§ Input
------------------------
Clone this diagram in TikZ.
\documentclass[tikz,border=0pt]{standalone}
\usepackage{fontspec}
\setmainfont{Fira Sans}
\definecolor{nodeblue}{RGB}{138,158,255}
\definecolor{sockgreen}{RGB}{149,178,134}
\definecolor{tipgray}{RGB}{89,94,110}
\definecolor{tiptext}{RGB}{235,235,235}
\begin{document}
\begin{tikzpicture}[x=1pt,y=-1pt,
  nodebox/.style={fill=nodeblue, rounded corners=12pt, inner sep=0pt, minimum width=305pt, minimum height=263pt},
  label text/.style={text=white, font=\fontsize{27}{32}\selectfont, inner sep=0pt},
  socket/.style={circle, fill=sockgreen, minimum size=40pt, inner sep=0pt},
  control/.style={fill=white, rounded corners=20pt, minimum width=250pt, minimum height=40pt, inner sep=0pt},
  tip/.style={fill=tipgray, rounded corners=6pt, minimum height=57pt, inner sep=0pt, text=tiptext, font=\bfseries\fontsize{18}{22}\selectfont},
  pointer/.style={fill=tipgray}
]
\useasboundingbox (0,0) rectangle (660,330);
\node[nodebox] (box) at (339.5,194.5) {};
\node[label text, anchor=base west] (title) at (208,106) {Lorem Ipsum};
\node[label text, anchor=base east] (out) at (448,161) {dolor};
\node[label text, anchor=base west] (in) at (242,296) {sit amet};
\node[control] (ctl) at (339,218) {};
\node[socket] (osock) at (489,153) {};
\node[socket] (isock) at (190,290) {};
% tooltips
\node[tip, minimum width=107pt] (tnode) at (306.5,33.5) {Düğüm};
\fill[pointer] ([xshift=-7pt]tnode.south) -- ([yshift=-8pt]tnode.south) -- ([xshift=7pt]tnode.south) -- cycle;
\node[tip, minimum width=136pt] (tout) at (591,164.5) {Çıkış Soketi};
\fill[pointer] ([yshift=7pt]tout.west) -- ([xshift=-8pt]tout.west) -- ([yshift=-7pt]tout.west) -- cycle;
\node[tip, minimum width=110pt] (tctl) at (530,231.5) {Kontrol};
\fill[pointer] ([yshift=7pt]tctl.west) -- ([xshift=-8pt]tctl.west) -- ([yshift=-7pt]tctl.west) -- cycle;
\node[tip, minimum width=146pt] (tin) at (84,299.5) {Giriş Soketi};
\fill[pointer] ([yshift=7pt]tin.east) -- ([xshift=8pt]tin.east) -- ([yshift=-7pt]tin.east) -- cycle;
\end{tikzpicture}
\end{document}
------------------------
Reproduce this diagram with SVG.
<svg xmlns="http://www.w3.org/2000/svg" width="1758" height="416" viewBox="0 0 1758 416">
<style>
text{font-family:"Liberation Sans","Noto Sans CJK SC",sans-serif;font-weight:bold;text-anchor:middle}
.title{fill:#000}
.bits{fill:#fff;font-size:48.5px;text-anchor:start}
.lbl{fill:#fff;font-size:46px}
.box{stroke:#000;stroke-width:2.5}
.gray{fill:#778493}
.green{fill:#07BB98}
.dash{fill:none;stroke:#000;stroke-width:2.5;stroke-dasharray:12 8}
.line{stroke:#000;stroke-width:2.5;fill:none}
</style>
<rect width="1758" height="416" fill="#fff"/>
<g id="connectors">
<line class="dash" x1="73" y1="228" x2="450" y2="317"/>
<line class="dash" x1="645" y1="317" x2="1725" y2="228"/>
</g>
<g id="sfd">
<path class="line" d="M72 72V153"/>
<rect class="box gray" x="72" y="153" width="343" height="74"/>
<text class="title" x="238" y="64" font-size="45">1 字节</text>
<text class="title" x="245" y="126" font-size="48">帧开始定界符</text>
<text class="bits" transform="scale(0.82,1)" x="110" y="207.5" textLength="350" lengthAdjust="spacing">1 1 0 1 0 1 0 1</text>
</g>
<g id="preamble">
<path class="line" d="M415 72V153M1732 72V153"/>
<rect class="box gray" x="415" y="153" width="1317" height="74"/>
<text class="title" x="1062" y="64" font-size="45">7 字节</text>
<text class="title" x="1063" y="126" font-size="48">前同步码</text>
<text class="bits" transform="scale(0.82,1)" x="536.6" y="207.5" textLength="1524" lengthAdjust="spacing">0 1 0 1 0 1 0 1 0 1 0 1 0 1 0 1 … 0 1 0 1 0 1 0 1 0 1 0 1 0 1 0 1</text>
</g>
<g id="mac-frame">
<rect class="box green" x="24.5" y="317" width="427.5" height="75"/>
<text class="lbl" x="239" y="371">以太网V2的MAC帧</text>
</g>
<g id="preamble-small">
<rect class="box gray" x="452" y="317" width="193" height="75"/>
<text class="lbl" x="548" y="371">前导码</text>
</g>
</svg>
------------------------
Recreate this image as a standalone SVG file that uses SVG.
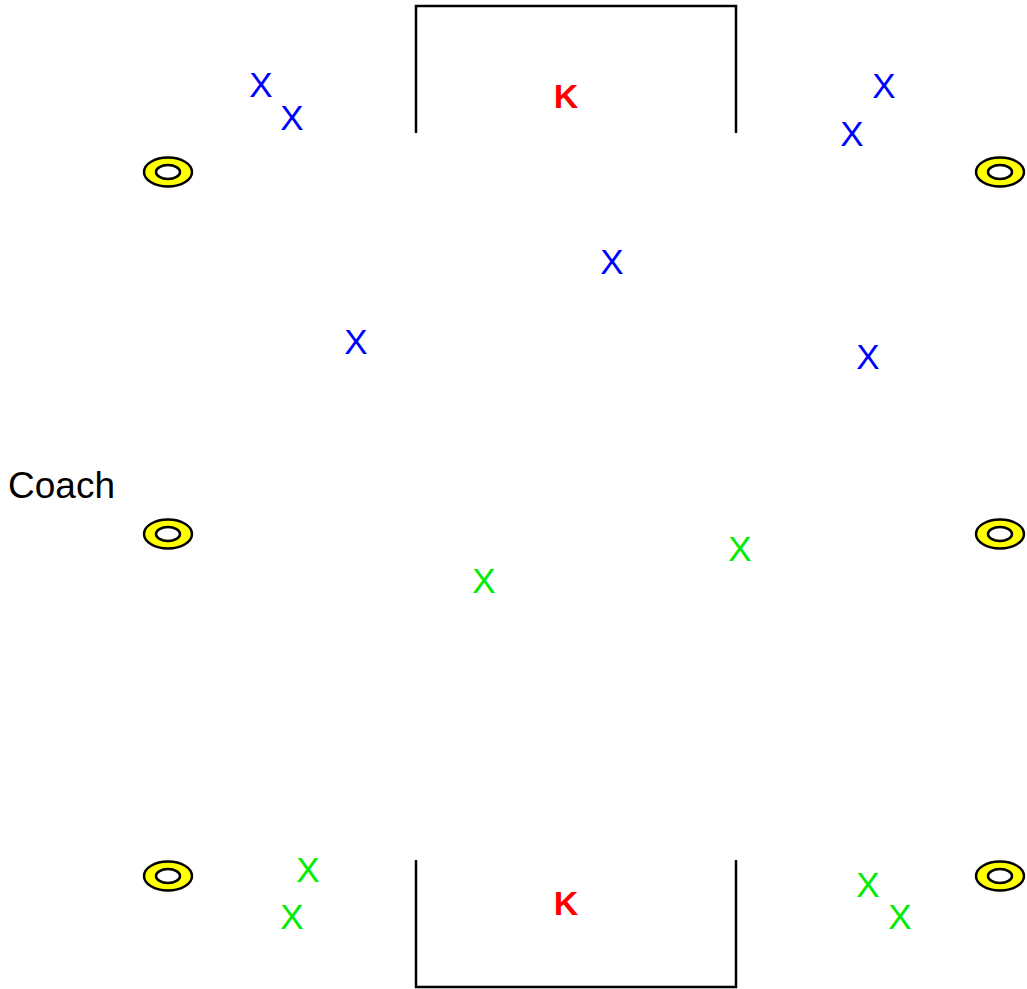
------------------------
§ What is expected
Report only the number of lines in the records that include the word "standalone".

§ Response for this exercise
2